If your company sells all-natural pet supplements, your target market is pet owners while your target audiences are dog owners, cat owners, and senior pet owners (among others).
Beginning with your target market gives you a big picture look at all of your potential customers, which has several significant advantages:
- Understand the size of your company’s potential customer pool
- Understand your competitors, position within the market, and market share
- Gives you a starting point when segmenting your target market into narrower target audiences
- Allows you to compare the potential of each target audience to maximise the likelihood of investing in high-ROI marketing campaigns
How do you identify your target market? It begins with two introspective questions:
- What is your brand?
- What are your products?
You can’t market a product and brand you don’t understand, so who are you and what are you selling?

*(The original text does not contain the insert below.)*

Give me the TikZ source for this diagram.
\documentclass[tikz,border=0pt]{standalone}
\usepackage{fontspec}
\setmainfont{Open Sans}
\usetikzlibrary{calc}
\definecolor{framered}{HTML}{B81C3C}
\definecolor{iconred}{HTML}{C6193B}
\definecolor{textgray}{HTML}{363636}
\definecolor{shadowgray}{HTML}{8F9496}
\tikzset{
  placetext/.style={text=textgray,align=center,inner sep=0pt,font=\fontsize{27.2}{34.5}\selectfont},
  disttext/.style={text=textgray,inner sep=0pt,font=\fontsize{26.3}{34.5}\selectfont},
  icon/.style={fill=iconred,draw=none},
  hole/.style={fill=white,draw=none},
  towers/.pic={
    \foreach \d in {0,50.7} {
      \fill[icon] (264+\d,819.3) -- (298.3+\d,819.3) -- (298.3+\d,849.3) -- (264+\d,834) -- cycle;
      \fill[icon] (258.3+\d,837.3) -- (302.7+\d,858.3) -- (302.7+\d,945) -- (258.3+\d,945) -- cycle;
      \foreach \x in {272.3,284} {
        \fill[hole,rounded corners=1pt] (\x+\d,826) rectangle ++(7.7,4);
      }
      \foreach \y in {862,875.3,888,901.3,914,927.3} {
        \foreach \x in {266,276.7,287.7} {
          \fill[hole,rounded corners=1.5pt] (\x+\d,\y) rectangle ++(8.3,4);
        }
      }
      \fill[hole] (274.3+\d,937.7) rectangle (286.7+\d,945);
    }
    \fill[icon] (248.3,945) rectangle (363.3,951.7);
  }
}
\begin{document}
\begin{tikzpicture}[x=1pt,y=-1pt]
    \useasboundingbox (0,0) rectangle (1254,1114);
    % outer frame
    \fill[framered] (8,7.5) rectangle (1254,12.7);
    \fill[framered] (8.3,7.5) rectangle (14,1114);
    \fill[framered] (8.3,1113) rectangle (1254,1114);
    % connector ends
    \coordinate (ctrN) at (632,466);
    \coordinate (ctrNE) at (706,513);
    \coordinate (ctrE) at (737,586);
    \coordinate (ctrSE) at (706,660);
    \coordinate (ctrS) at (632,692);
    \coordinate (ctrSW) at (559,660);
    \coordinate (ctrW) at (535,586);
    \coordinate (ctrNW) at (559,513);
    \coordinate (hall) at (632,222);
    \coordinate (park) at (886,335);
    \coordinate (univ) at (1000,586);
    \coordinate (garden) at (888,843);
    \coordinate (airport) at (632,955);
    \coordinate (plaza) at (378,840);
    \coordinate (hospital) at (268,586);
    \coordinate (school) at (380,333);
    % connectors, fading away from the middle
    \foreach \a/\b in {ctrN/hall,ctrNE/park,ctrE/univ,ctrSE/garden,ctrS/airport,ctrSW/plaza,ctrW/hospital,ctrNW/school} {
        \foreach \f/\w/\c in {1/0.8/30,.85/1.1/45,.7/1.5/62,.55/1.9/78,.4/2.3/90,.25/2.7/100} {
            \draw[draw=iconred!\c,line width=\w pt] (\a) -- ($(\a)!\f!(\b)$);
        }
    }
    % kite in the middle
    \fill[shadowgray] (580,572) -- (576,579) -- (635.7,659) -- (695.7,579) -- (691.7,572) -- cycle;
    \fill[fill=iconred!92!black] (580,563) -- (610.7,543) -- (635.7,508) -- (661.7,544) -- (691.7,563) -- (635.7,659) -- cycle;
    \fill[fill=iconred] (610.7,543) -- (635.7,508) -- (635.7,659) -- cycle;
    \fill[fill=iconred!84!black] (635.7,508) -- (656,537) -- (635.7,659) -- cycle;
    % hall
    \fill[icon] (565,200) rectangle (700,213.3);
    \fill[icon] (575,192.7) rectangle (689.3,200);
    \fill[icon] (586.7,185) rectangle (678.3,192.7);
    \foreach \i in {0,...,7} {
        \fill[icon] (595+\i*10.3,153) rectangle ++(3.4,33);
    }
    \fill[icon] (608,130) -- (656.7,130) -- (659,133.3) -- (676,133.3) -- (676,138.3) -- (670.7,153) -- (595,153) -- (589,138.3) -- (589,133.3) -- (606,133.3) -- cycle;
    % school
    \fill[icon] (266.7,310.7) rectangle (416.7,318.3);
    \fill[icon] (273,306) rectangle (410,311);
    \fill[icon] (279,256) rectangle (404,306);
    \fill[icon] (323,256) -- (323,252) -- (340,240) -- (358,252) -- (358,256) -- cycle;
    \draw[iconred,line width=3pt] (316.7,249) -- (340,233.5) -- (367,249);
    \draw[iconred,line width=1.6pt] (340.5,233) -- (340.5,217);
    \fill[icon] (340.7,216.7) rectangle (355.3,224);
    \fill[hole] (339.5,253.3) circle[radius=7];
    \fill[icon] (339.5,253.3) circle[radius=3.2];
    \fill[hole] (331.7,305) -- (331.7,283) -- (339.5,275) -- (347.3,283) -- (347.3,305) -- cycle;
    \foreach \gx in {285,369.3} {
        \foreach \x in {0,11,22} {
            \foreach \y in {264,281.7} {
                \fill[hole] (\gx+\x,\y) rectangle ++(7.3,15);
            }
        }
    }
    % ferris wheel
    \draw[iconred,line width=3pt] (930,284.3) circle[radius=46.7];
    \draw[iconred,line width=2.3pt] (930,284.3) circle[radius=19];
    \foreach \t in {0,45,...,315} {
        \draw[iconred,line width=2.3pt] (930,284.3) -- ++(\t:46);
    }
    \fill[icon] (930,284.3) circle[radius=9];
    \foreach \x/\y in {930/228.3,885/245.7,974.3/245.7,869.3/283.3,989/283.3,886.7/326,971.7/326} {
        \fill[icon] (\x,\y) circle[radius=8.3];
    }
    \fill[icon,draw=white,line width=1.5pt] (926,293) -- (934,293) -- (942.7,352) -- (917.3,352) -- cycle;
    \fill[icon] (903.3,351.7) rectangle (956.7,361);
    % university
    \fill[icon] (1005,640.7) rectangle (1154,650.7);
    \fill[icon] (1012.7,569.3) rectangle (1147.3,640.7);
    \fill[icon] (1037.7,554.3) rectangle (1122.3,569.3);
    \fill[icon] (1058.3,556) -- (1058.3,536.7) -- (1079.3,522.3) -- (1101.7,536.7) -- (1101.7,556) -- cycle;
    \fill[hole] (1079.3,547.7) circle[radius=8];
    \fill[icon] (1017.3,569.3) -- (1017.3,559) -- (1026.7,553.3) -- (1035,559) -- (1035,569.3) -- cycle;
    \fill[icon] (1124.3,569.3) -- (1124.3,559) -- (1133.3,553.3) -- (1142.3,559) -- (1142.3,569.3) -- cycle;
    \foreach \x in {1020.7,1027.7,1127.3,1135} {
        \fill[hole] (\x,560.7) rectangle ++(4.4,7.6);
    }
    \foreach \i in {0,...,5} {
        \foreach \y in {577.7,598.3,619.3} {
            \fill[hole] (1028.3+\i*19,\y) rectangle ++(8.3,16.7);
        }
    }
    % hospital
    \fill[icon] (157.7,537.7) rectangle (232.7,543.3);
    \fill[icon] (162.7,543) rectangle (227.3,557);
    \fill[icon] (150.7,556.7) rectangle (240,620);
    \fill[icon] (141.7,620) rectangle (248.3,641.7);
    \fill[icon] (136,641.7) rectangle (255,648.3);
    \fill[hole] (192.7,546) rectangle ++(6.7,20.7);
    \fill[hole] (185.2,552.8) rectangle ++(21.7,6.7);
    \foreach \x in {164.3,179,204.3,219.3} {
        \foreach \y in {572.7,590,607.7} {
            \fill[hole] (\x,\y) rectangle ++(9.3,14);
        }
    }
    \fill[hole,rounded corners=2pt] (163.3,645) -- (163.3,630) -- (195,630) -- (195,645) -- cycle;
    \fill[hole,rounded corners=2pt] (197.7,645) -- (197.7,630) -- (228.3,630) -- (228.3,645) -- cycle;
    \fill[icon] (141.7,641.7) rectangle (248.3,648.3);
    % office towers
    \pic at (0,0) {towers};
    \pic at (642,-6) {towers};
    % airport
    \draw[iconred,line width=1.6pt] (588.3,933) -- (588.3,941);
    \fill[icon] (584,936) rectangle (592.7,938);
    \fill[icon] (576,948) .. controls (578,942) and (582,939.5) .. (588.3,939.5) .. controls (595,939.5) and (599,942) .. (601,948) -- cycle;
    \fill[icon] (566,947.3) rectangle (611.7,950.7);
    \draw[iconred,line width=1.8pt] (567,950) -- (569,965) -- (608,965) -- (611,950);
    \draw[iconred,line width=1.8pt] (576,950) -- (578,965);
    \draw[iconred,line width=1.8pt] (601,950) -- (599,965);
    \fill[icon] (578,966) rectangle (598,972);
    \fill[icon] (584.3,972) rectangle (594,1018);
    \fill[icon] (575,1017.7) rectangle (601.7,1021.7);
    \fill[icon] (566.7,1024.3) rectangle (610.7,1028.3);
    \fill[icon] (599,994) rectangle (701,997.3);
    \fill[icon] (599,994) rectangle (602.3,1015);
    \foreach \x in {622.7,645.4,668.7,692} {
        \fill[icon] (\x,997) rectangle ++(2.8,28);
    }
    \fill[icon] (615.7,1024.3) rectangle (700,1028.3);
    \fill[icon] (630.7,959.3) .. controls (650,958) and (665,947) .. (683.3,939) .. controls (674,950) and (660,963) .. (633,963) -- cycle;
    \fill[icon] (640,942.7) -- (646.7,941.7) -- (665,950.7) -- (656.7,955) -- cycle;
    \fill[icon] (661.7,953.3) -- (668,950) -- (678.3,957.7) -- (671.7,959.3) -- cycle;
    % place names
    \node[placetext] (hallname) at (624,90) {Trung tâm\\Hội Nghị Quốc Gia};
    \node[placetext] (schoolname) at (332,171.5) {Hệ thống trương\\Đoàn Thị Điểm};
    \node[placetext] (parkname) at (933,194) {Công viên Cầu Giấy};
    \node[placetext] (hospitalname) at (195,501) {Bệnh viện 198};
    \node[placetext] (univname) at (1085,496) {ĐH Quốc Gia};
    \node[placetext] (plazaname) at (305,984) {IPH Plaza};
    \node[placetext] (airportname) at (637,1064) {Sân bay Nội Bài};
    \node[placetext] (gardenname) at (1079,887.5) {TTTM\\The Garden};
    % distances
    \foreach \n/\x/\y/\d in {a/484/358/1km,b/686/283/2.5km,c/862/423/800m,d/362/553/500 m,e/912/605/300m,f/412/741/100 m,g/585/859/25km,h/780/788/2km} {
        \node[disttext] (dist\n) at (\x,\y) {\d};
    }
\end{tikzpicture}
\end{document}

Our guide to the Art & Science of Finding Your Target Audience dives deeper into identifying your target market and is worth a read.
Identifying & Segmenting Your Target Audience
Your target audience is a subset of your target market. It’s the people you’re trying to market a specific product/message to because they’re specifically interested in that product/message (even if they don’t know it yet), and you can have more than one target audience.
In most cases, further refining your target audience results in better conversion rates and campaign ROIs because you’re serving a more focused and personalised message that resonates more closely with your audience’s wants and needs.
Marketing segmentation is the process of refining your target market into narrower target audiences who share the same customer profile (or persona) and are likely to react favourably to your focused marketing campaign.
There are five ways to segment your target audience based on the various traits, behaviours, and characteristics your target customers have:
- Demographic: Quantifiable, population-level characteristics (age, sex, income)
- Geographic: Physical location (country, city, urban vs rural)
- Psychographic: Personality traits, likes, and dislikes (introvert vs extrovert, values, activities)
- Behavioural: Actions and interactions associated with your brand or other brands (impulsiveness, funnel status, brand loyalty)
- Contextual: Instantaneous situation that modifies the other four segments (recent major life event, happy vs sad, shopping at home vs work)
Consider a PPC search campaign for the brand mentioned above that sells all-natural pet supplements. We can segment our target market into narrower target audiences with increasing specificity:
- Very Broad: Animal lovers
- Still Broad: Animal owners
- Getting There: Dog owners
- Focused: Senior dog owners
- Hyper-Focused: Senior dog owners segmented by breed
In theory, we should see higher conversion rates as we move from Very Broad (animal lovers) to Hyper-Focused (senior dog owners segmented by breed).
Quick timeout: We’re still in the strategy phase and haven’t gotten to developing your marketing plan or budget (that’s the next section). Right now, you should be thinking about your broad target market and the various audiences you can segment them into. You shouldn’t be thinking at the campaign level just yet.
However, this is an excellent time to ask (and answer) an important question:
If hyper-focused segments generate better campaign-level returns, why doesn’t everyone get as hyper-focused as possible?
As you continue to narrow your audience further and further, there are increased marketing costs:
- Creating separate email sequences or ad copy
- Creating separate landing pages
- Tracking each campaign’s performance
- Optimising each campaign
Somewhere between Very Broad and Hyper-Hyper-Focused exists a Goldilocks zone with the greatest marketing ROI — where your cumulative campaign returns are worth the increased cost and complexity.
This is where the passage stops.